What you are asked to do: With the pictures left out, copy the listing below exactly.

Source data:
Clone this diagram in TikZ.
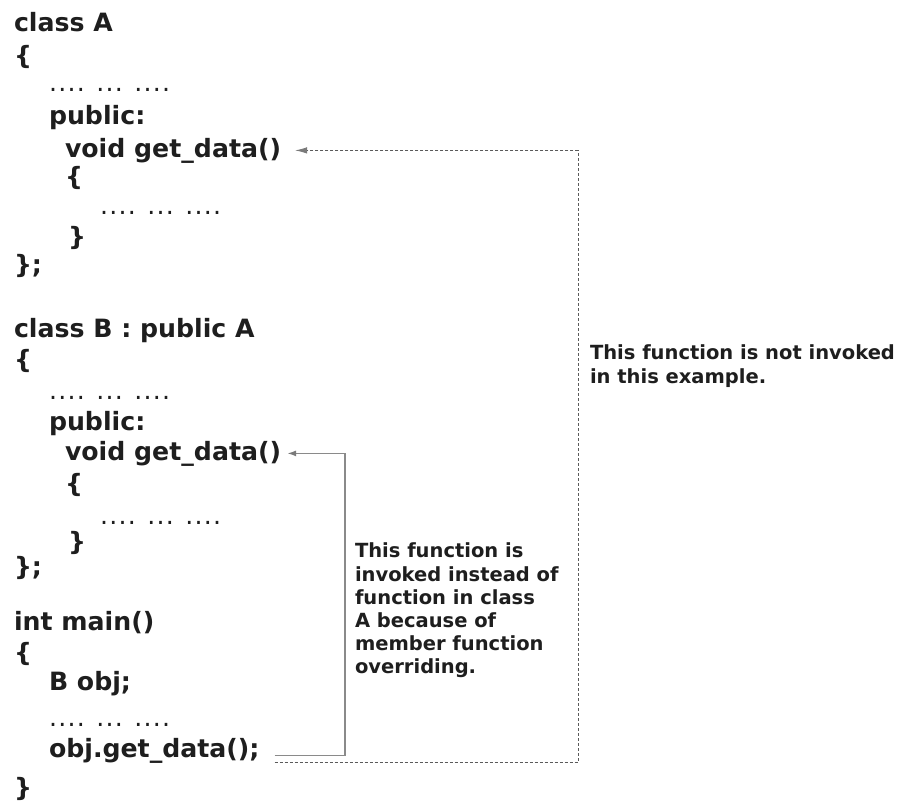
\documentclass[tikz,border=0pt]{standalone}
\usepackage{fontspec}
\setmainfont{DejaVu Sans}
\usetikzlibrary{arrows.meta,calc}
\definecolor{ink}{HTML}{1E1E1E}
\definecolor{solidgray}{HTML}{8A8A8A}
\definecolor{dashgray}{HTML}{5A5A5A}
\definecolor{tipgray}{HTML}{7A7A7A}
\newcommand{\grpdots}[1]{{\mdseries\foreach \k in {1,...,#1}{\ifnum\k>1\kern1.3pt\fi.}}}
\newcommand{\codedots}{\grpdots{4}\hspace{0.45em}\grpdots{3}\hspace{0.45em}\grpdots{4}}
\tikzset{
  code/.style={anchor=base west, inner sep=0pt, outer sep=0pt, text=ink,
    font=\fontsize{25.2}{30}\selectfont\bfseries},
  note/.style={anchor=north west, inner sep=0pt, outer sep=0pt, align=left, text=ink,
    font=\fontsize{19.5}{23.2}\selectfont\bfseries},
  callB/.style={draw=solidgray, line width=1.6pt, -{Latex[length=9pt,width=6pt,color=tipgray]}},
  callA/.style={draw=dashgray, line width=0.9pt, dash pattern=on 3pt off 2pt,
    -{Latex[length=12pt,width=6.5pt,color=tipgray]}}
}
\begin{document}
\begin{tikzpicture}[x=1pt,y=-1pt]
\useasboundingbox (0,0) rectangle (900,801);
% class A
\node[code] (clA) at (14,31) {class A};
\node[code] (clAo) at (14,64) {\{};
\node[code] (clAd) at (49,91) {\codedots};
\node[code] (clAp) at (49,124) {public:};
\node[code] (voidA) at (65,157) {void get\_data()};
\node[code] (fAo) at (65,185) {\{};
\node[code] (fAd) at (100,214) {\codedots};
\node[code] (fAc) at (68,245) {\}};
\node[code] (clAc) at (14,273) {\};};
% class B
\node[code] (clB) at (14,337) {class B : public A};
\node[code] (clBo) at (14,368) {\{};
\node[code] (clBd) at (49,399) {\codedots};
\node[code] (clBp) at (49,430) {public:};
\node[code] (voidB) at (65,460) {void get\_data()};
\node[code] (fBo) at (65,492) {\{};
\node[code] (fBd) at (100,524) {\codedots};
\node[code] (fBc) at (68,550) {\}};
\node[code] (clBc) at (14,575) {\};};
% main
\node[code] (mn) at (14,630) {int main()};
\node[code] (mno) at (14,661) {\{};
\node[code] (bobj) at (49,690) {B obj;};
\node[code] (mnd) at (49,726) {\codedots};
\node[code] (call) at (49,757) {obj.get\_data();};
\node[code] (mnc) at (14,796) {\}};
% notes
\node[note] (noteA) at (590,345) {This function is not invoked\\in this example.};
\node[note] (noteB) at (355,543) {This function is\\invoked instead of\\function in class\\A because of\\member function\\overriding.};
% connectors
\coordinate (ax) at (578,0);
\coordinate (bx) at (345,0);
\coordinate (endA) at ([xshift=14pt]voidA.east);
\coordinate (endB) at ([xshift=6pt]voidB.east);
\draw[callB] ([xshift=15pt,yshift=-5pt]call.east) -| (bx |- endB) -- (endB);
\draw[callA] ([xshift=15pt,yshift=-12pt]call.east) -| (ax |- endA) -- (endA);
\end{tikzpicture}
\end{document}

Result for this exercise:
Clone this diagram in TikZ.
\documentclass[tikz,border=0pt]{standalone}
\usepackage{fontspec}
\setmainfont{DejaVu Sans}
\usetikzlibrary{arrows.meta,calc}
\definecolor{ink}{HTML}{1E1E1E}
\definecolor{solidgray}{HTML}{8A8A8A}
\definecolor{dashgray}{HTML}{5A5A5A}
\definecolor{tipgray}{HTML}{7A7A7A}
\newcommand{\grpdots}[1]{{\mdseries\foreach \k in {1,...,#1}{\ifnum\k>1\kern1.3pt\fi.}}}
\newcommand{\codedots}{\grpdots{4}\hspace{0.45em}\grpdots{3}\hspace{0.45em}\grpdots{4}}
\tikzset{
  code/.style={anchor=base west, inner sep=0pt, outer sep=0pt, text=ink,
    font=\fontsize{25.2}{30}\selectfont\bfseries},
  note/.style={anchor=north west, inner sep=0pt, outer sep=0pt, align=left, text=ink,
    font=\fontsize{19.5}{23.2}\selectfont\bfseries},
  callB/.style={draw=solidgray, line width=1.6pt, -{Latex[length=9pt,width=6pt,color=tipgray]}},
  callA/.style={draw=dashgray, line width=0.9pt, dash pattern=on 3pt off 2pt,
    -{Latex[length=12pt,width=6.5pt,color=tipgray]}}
}
\begin{document}
\begin{tikzpicture}[x=1pt,y=-1pt]
\useasboundingbox (0,0) rectangle (900,801);
% class A
\node[code] (clA) at (14,31) {class A};
\node[code] (clAo) at (14,64) {\{};
\node[code] (clAd) at (49,91) {\codedots};
\node[code] (clAp) at (49,124) {public:};
\node[code] (voidA) at (65,157) {void get\_data()};
\node[code] (fAo) at (65,185) {\{};
\node[code] (fAd) at (100,214) {\codedots};
\node[code] (fAc) at (68,245) {\}};
\node[code] (clAc) at (14,273) {\};};
% class B
\node[code] (clB) at (14,337) {class B : public A};
\node[code] (clBo) at (14,368) {\{};
\node[code] (clBd) at (49,399) {\codedots};
\node[code] (clBp) at (49,430) {public:};
\node[code] (voidB) at (65,460) {void get\_data()};
\node[code] (fBo) at (65,492) {\{};
\node[code] (fBd) at (100,524) {\codedots};
\node[code] (fBc) at (68,550) {\}};
\node[code] (clBc) at (14,575) {\};};
% main
\node[code] (mn) at (14,630) {int main()};
\node[code] (mno) at (14,661) {\{};
\node[code] (bobj) at (49,690) {B obj;};
\node[code] (mnd) at (49,726) {\codedots};
\node[code] (call) at (49,757) {obj.get\_data();};
\node[code] (mnc) at (14,796) {\}};
% notes
\node[note] (noteA) at (590,345) {This function is not invoked\\in this example.};
\node[note] (noteB) at (355,543) {This function is\\invoked instead of\\function in class\\A because of\\member function\\overriding.};
% connectors
\coordinate (ax) at (578,0);
\coordinate (bx) at (345,0);
\coordinate (endA) at ([xshift=14pt]voidA.east);
\coordinate (endB) at ([xshift=6pt]voidB.east);
\draw[callB] ([xshift=15pt,yshift=-5pt]call.east) -| (bx |- endB) -- (endB);
\draw[callA] ([xshift=15pt,yshift=-12pt]call.east) -| (ax |- endA) -- (endA);
\end{tikzpicture}
\end{document}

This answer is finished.